WHAT YOU NEED TO DO: Return the whole listing, line for line, without the pictures in it.
━━━━━ DATA BLOCK ━━━━━
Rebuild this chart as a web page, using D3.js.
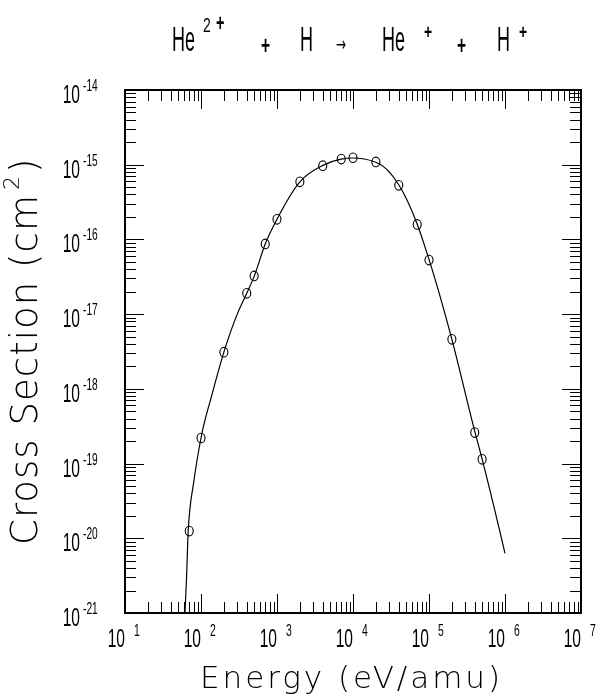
<!DOCTYPE html>
<html><head><meta charset="utf-8">
<script src="https://cdn.jsdelivr.net/npm/d3@7"></script>
<style>
body{margin:0;background:#fff;}
svg{display:block;}
text{font-family:"Liberation Sans","DejaVu Sans",sans-serif;fill:#000;}
.lt{font-family:"DejaVu Sans";font-weight:200;}
.dv{font-family:"DejaVu Sans";}
</style></head>
<body>
<script>
// Measured points (energy eV/amu, cross section cm^2)
const energies = [70,100,200,400,500,700,1000,2000,4000,7000,1e4,2e4,4e4,7e4,1e5,2e5,4e5,5e5];
const sigmas = [1.25e-20,2.2e-19,3.1e-18,1.9e-17,3.25e-17,8.7e-17,1.86e-16,5.9e-16,9.7e-16,1.19e-15,1.24e-15,1.09e-15,5.3e-16,1.59e-16,5.3e-17,4.6e-18,2.6e-19,1.14e-19];
// Fitted curve
const fitEnergies = [61.5,64.4,68,81,100,140,200,300,400,500,700,1000,2000,4000,7000,1e4,2e4,4e4,7e4,1e5,2e5,4e5,5e5,1e6];
const fitSigmas = [1e-21,2.8e-21,1.3e-20,6.0e-20,2.2e-19,8.5e-19,3.1e-18,1.0e-17,1.9e-17,3.2e-17,8.7e-17,1.86e-16,5.9e-16,9.8e-16,1.19e-15,1.23e-15,1.08e-15,5.4e-16,1.6e-16,5.4e-17,4.6e-18,2.7e-19,1.15e-19,6.3e-21];
const xDecades = [1,2,3,4,5,6,7];
const yDecades = [-14,-15,-16,-17,-18,-19,-20,-21];
const titleParts = ["He","2","+","+","H","→","He","+","+","H","+"];
const xLabel = "Energy (eV/amu)";
const yLabel = "Cross Section (cm";

const W=598,H=696;
const L=125,R=581,T=90,B=613;
const svg=d3.select("body").append("svg").attr("width",W).attr("height",H);
svg.append("defs").append("filter").attr("id","gray")
 .append("feColorMatrix").attr("type","saturate").attr("values",0);
const x=d3.scaleLog().domain([10,1e7]).range([L,R]);
const y=d3.scaleLog().domain([1e-21,1e-14]).range([B,T]);

// ticks
const g=svg.append("g").attr("stroke","#000").attr("stroke-width",1).attr("shape-rendering","crispEdges");
const xt=[];
for(let d=1;d<7;d++){for(let m=1;m<10;m++){xt.push({v:m*Math.pow(10,d),maj:m===1});}}
xt.push({v:1e7,maj:true});
xt.forEach(t=>{const px=Math.round(x(t.v))+0.5;const len=t.maj?19:11;
 g.append("line").attr("x1",px).attr("x2",px).attr("y1",B).attr("y2",B-len);
 g.append("line").attr("x1",px).attr("x2",px).attr("y1",T).attr("y2",T+len);});
const yt=[];
for(let d=-21;d<-14;d++){for(let m=1;m<10;m++){yt.push({v:m*Math.pow(10,d),maj:m===1});}}
yt.forEach(t=>{const py=Math.round(y(t.v))+0.5;const len=t.maj?19:11;
 g.append("line").attr("y1",py).attr("y2",py).attr("x1",L).attr("x2",L+len);
 g.append("line").attr("y1",py).attr("y2",py).attr("x1",R).attr("x2",R-len);});

svg.append("rect").attr("x",L).attr("y",T).attr("width",R-L).attr("height",B-T)
 .attr("fill","none").attr("stroke","#000").attr("stroke-width",2.5).attr("shape-rendering","crispEdges");

// curve
const line=d3.line().x((d,i)=>x(fitEnergies[i])).y((d,i)=>y(fitSigmas[i])).curve(d3.curveMonotoneX);
svg.append("path").attr("d",line(fitEnergies)).attr("fill","none").attr("stroke","#000").attr("stroke-width",1.2);

// points
svg.selectAll("ellipse.pt").data(energies).join("ellipse").attr("class","pt")
 .attr("cx",(d)=>x(d)).attr("cy",(d,i)=>y(sigmas[i])).attr("rx",4).attr("ry",4.8)
 .attr("fill","none").attr("stroke","#000").attr("stroke-width",1.1);

const txt=svg.append("g").attr("filter","url(#gray)");
function stext(px,py,sx,str,size,anchor,weight,cls){
 const gg=txt.append("g").attr("transform",`translate(${px},${py}) scale(${sx},1)`);
 const t=gg.append("text").attr("font-size",size).attr("text-anchor",anchor||"start").text(str);
 if(cls) t.attr("class",cls);
 t.attr("font-weight",weight||null);
 return t;
}
// x tick labels
xDecades.forEach(d=>{const px=x(Math.pow(10,d));
 stext(px,647,0.6,"10",26,"end");
 stext(px+9,636,0.65,String(d),16,"start");});
// y tick labels
yDecades.forEach(d=>{const py=y(Math.pow(10,d));
 stext(80,py+13,0.6,"10",26,"end");
 stext(83,py+1,0.6,"-"+String(-d),17,"start");});

// title: [x, baseline, size, scaleX, weight, class]
const tp=[[172,51,36,0.5,null,null],[203,32,20,0.7,null,null],[216,31,24,0.6,"bold",null],
 [261,54,26,0.6,"bold",null],[300,51,36,0.5,null,null],[336,51,20,0.6,null,"dv"],
 [382,51,36,0.5,null,null],[424,39,20,0.7,"bold",null],[457,54,26,0.6,"bold",null],
 [497,51,36,0.5,null,null],[519,39,20,0.7,"bold",null]];
titleParts.forEach((s,i)=>{stext(tp[i][0],tp[i][1],tp[i][3],s,tp[i][2],"start",tp[i][4],tp[i][5]);});

// x label
txt.append("text").attr("class","lt").attr("x",200).attr("y",688).attr("font-size",31)
 .attr("textLength",300).attr("lengthAdjust","spacing").text(xLabel);

// y label
const yg=txt.append("g").attr("transform","translate(37,545) rotate(-90)");
yg.append("text").attr("class","lt").attr("x",0).attr("y",0).attr("font-size",37).attr("textLength",350).attr("lengthAdjust","spacing").text(yLabel);
yg.append("text").attr("class","lt").attr("x",355).attr("y",-18).attr("font-size",22).text("2");
yg.append("text").attr("class","lt").attr("x",372).attr("y",0).attr("font-size",37).text(")");
</script>
</body></html>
━━━━━
THE COMPLETED TASK:
Rebuild this chart as a web page, using D3.js.
<!DOCTYPE html>
<html><head><meta charset="utf-8">
<script src="https://cdn.jsdelivr.net/npm/d3@7"></script>
<style>
body{margin:0;background:#fff;}
svg{display:block;}
text{font-family:"Liberation Sans","DejaVu Sans",sans-serif;fill:#000;}
.lt{font-family:"DejaVu Sans";font-weight:200;}
.dv{font-family:"DejaVu Sans";}
</style></head>
<body>
<script>
// Measured points (energy eV/amu, cross section cm^2)
const energies = [70,100,200,400,500,700,1000,2000,4000,7000,1e4,2e4,4e4,7e4,1e5,2e5,4e5,5e5];
const sigmas = [1.25e-20,2.2e-19,3.1e-18,1.9e-17,3.25e-17,8.7e-17,1.86e-16,5.9e-16,9.7e-16,1.19e-15,1.24e-15,1.09e-15,5.3e-16,1.59e-16,5.3e-17,4.6e-18,2.6e-19,1.14e-19];
// Fitted curve
const fitEnergies = [61.5,64.4,68,81,100,140,200,300,400,500,700,1000,2000,4000,7000,1e4,2e4,4e4,7e4,1e5,2e5,4e5,5e5,1e6];
const fitSigmas = [1e-21,2.8e-21,1.3e-20,6.0e-20,2.2e-19,8.5e-19,3.1e-18,1.0e-17,1.9e-17,3.2e-17,8.7e-17,1.86e-16,5.9e-16,9.8e-16,1.19e-15,1.23e-15,1.08e-15,5.4e-16,1.6e-16,5.4e-17,4.6e-18,2.7e-19,1.15e-19,6.3e-21];
const xDecades = [1,2,3,4,5,6,7];
const yDecades = [-14,-15,-16,-17,-18,-19,-20,-21];
const titleParts = ["He","2","+","+","H","→","He","+","+","H","+"];
const xLabel = "Energy (eV/amu)";
const yLabel = "Cross Section (cm";

const W=598,H=696;
const L=125,R=581,T=90,B=613;
const svg=d3.select("body").append("svg").attr("width",W).attr("height",H);
svg.append("defs").append("filter").attr("id","gray")
 .append("feColorMatrix").attr("type","saturate").attr("values",0);
const x=d3.scaleLog().domain([10,1e7]).range([L,R]);
const y=d3.scaleLog().domain([1e-21,1e-14]).range([B,T]);

// ticks
const g=svg.append("g").attr("stroke","#000").attr("stroke-width",1).attr("shape-rendering","crispEdges");
const xt=[];
for(let d=1;d<7;d++){for(let m=1;m<10;m++){xt.push({v:m*Math.pow(10,d),maj:m===1});}}
xt.push({v:1e7,maj:true});
xt.forEach(t=>{const px=Math.round(x(t.v))+0.5;const len=t.maj?19:11;
 g.append("line").attr("x1",px).attr("x2",px).attr("y1",B).attr("y2",B-len);
 g.append("line").attr("x1",px).attr("x2",px).attr("y1",T).attr("y2",T+len);});
const yt=[];
for(let d=-21;d<-14;d++){for(let m=1;m<10;m++){yt.push({v:m*Math.pow(10,d),maj:m===1});}}
yt.forEach(t=>{const py=Math.round(y(t.v))+0.5;const len=t.maj?19:11;
 g.append("line").attr("y1",py).attr("y2",py).attr("x1",L).attr("x2",L+len);
 g.append("line").attr("y1",py).attr("y2",py).attr("x1",R).attr("x2",R-len);});

svg.append("rect").attr("x",L).attr("y",T).attr("width",R-L).attr("height",B-T)
 .attr("fill","none").attr("stroke","#000").attr("stroke-width",2.5).attr("shape-rendering","crispEdges");

// curve
const line=d3.line().x((d,i)=>x(fitEnergies[i])).y((d,i)=>y(fitSigmas[i])).curve(d3.curveMonotoneX);
svg.append("path").attr("d",line(fitEnergies)).attr("fill","none").attr("stroke","#000").attr("stroke-width",1.2);

// points
svg.selectAll("ellipse.pt").data(energies).join("ellipse").attr("class","pt")
 .attr("cx",(d)=>x(d)).attr("cy",(d,i)=>y(sigmas[i])).attr("rx",4).attr("ry",4.8)
 .attr("fill","none").attr("stroke","#000").attr("stroke-width",1.1);

const txt=svg.append("g").attr("filter","url(#gray)");
function stext(px,py,sx,str,size,anchor,weight,cls){
 const gg=txt.append("g").attr("transform",`translate(${px},${py}) scale(${sx},1)`);
 const t=gg.append("text").attr("font-size",size).attr("text-anchor",anchor||"start").text(str);
 if(cls) t.attr("class",cls);
 t.attr("font-weight",weight||null);
 return t;
}
// x tick labels
xDecades.forEach(d=>{const px=x(Math.pow(10,d));
 stext(px,647,0.6,"10",26,"end");
 stext(px+9,636,0.65,String(d),16,"start");});
// y tick labels
yDecades.forEach(d=>{const py=y(Math.pow(10,d));
 stext(80,py+13,0.6,"10",26,"end");
 stext(83,py+1,0.6,"-"+String(-d),17,"start");});

// title: [x, baseline, size, scaleX, weight, class]
const tp=[[172,51,36,0.5,null,null],[203,32,20,0.7,null,null],[216,31,24,0.6,"bold",null],
 [261,54,26,0.6,"bold",null],[300,51,36,0.5,null,null],[336,51,20,0.6,null,"dv"],
 [382,51,36,0.5,null,null],[424,39,20,0.7,"bold",null],[457,54,26,0.6,"bold",null],
 [497,51,36,0.5,null,null],[519,39,20,0.7,"bold",null]];
titleParts.forEach((s,i)=>{stext(tp[i][0],tp[i][1],tp[i][3],s,tp[i][2],"start",tp[i][4],tp[i][5]);});

// x label
txt.append("text").attr("class","lt").attr("x",200).attr("y",688).attr("font-size",31)
 .attr("textLength",300).attr("lengthAdjust","spacing").text(xLabel);

// y label
const yg=txt.append("g").attr("transform","translate(37,545) rotate(-90)");
yg.append("text").attr("class","lt").attr("x",0).attr("y",0).attr("font-size",37).attr("textLength",350).attr("lengthAdjust","spacing").text(yLabel);
yg.append("text").attr("class","lt").attr("x",355).attr("y",-18).attr("font-size",22).text("2");
yg.append("text").attr("class","lt").attr("x",372).attr("y",0).attr("font-size",37).text(")");
</script>
</body></html>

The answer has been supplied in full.